Even high profile stars have boring days, so would Palin ever consider embellishing an entry?

“Oh no absolutely not, that would be cheating,” he says. “What I value about the diaries is looking back and seeing how complex one’s life was. There was no smooth progress. There were days when things just seemed disastrous and you thought ‘how can you just go on doing this stuff?’ and then the next day the sun would shine and something would happen and someone would ring up and there’s a totally different mood.

“I always thought I was a fairly consistent person, with a very regular outlook on life, but the diary proves otherwise. It shows you are taking incredible risks at certain points and missing things at other points. To change it would be like airbrushing history and I don’t want to do that.”

For Palin there is nothing better than pen and ink when it comes to collating one’s activities.

“I write by hand. I always write longhand and I usually write in the morning rather than in the evening,” he says. “If I am travelling a lot I just take a notebook and jot things down. If I am at home at my desk I would try to take a bit more care over the day before, but not get too obsessed by it.

“I took some advice from (playwright) Alan Bennett because he keeps wonderful diaries. He said he had to give up because he was living for the diary rather than the other way round. You have got to get the balance right.

“You have got to be living and the diary has to be, as best you can within 15 to 20 minutes the next day, the best sort of record you can keep. Not perfect, ever.”

Surely, though, in this day and age with the likes of Facebook the need for a diary is on the wane? Palin disagrees.

“I am old fashioned. I value the privacy of a diary.

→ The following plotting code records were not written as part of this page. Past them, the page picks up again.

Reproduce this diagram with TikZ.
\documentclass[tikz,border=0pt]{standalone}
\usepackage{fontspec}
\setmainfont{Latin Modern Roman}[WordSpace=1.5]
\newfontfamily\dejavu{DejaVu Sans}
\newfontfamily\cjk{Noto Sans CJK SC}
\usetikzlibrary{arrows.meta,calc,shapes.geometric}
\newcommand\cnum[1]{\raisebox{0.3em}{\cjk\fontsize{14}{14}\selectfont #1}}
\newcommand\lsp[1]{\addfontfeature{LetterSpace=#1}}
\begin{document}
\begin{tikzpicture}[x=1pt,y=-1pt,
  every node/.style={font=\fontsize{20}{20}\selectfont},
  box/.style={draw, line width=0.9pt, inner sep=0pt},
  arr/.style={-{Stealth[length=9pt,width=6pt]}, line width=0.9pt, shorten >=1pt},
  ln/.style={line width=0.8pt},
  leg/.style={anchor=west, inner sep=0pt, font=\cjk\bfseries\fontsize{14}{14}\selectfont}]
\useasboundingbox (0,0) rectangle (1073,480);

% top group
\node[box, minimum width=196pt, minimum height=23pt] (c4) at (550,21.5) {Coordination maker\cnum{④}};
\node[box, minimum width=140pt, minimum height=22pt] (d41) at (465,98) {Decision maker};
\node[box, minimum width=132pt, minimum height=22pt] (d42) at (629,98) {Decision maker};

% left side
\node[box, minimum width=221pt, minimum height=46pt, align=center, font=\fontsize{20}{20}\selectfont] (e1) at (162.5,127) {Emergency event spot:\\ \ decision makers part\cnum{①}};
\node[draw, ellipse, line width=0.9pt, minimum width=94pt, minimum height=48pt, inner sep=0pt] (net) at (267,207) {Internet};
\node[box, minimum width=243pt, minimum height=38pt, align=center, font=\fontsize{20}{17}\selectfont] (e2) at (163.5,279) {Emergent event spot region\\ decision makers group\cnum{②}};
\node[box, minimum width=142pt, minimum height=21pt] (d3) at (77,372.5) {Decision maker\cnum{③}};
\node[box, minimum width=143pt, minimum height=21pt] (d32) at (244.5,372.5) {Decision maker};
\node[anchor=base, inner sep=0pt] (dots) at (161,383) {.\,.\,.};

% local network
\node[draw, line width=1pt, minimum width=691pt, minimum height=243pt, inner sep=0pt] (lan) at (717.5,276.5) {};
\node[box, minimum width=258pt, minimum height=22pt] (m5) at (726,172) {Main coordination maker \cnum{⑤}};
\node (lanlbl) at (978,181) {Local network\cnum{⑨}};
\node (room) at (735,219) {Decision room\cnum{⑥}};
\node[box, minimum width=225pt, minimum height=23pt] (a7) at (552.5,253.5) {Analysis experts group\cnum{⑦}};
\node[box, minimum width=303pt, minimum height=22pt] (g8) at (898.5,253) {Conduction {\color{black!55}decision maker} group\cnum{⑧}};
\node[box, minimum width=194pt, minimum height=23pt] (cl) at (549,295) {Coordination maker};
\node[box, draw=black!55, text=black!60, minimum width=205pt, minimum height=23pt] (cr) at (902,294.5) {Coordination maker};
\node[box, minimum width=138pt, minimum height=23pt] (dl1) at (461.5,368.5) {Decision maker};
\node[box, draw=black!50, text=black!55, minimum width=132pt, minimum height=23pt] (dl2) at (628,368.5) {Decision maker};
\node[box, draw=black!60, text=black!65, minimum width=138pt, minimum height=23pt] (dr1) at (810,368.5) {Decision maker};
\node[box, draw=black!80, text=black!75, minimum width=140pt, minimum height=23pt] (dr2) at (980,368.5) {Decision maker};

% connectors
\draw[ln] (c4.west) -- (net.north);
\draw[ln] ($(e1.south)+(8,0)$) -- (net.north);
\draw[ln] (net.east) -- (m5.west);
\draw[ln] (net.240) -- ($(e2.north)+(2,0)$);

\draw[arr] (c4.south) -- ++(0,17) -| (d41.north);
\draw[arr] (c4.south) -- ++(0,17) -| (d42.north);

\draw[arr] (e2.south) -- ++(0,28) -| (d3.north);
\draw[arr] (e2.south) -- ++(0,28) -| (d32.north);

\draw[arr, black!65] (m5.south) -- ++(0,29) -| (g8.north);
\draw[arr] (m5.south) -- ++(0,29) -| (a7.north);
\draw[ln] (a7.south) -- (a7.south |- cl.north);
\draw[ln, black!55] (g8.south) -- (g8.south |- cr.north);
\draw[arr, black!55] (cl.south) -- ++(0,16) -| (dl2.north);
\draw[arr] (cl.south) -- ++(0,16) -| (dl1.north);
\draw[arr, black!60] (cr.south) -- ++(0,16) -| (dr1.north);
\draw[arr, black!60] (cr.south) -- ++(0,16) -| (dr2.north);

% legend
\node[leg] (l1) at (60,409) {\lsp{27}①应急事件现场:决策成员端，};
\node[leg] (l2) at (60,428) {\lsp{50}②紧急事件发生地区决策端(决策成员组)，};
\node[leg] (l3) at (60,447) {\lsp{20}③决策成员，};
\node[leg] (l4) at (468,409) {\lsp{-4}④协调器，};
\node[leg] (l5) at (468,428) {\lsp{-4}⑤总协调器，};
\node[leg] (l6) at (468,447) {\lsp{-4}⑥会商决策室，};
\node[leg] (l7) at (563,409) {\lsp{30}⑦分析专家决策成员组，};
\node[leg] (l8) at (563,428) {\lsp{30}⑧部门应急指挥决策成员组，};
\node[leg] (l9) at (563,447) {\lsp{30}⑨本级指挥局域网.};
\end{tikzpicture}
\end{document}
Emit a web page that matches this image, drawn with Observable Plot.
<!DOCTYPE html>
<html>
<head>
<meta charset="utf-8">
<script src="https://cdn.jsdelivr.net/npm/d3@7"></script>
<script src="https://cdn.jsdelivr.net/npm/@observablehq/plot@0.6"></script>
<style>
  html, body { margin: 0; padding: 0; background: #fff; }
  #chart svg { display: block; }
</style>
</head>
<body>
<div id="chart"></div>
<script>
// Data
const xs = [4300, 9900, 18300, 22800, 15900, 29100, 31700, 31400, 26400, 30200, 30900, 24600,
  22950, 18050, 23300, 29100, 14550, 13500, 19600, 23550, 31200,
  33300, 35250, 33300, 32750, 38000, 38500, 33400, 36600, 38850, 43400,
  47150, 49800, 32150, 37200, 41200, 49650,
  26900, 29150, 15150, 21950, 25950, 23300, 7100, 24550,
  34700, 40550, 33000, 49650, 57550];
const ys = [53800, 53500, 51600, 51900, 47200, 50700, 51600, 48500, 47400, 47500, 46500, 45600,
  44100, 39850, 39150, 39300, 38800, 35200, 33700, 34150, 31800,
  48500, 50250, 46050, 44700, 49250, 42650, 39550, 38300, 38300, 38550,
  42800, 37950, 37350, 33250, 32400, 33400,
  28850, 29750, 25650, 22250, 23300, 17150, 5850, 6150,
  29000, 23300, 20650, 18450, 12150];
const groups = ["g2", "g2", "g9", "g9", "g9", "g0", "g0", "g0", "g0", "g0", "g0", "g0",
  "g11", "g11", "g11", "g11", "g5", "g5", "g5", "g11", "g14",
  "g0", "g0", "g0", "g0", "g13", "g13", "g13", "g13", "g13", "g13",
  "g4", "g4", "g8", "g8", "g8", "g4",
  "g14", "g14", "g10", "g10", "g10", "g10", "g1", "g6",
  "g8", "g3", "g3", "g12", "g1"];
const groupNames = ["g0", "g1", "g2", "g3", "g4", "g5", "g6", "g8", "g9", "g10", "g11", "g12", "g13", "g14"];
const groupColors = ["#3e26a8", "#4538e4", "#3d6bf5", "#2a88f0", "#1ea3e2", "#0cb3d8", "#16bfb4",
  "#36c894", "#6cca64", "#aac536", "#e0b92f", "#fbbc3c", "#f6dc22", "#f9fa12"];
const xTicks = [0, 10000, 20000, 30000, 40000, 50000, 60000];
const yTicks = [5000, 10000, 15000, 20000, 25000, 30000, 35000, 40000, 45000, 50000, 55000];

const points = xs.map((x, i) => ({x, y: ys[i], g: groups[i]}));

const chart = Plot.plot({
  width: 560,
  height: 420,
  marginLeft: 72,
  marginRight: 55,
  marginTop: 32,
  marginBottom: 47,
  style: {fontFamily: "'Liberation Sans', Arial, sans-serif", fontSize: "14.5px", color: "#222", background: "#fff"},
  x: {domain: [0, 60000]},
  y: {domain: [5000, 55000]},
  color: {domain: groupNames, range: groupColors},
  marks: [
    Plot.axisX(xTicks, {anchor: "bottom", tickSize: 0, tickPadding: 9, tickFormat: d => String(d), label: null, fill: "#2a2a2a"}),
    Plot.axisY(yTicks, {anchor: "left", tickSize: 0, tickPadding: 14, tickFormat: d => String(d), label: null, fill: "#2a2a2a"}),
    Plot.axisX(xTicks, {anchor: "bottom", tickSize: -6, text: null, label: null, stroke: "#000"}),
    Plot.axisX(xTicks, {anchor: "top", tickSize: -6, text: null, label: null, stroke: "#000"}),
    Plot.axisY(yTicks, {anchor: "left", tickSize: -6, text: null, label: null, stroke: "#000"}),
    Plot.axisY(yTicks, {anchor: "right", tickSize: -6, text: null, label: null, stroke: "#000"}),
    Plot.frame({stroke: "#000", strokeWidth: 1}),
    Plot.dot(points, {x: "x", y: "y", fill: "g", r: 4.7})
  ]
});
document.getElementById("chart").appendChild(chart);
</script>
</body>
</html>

What we have now is a sort of pressure to communicate with the world instantly. The great thing about a diary is you can put your thoughts down for that day and put them away in a drawer and you may not read them for another 20 years,” he says.

“Somehow that gives you slightly more freedom and means you are not constantly aware of an audience out there. You are writing really for yourself. It’s a private thing.

“There was a remark by the head of Google or something like that that this was the end of the age of privacy. I thought that was absolutely chilling stuff, but I know what they mean.

“But a written diary is a bastion of privacy.”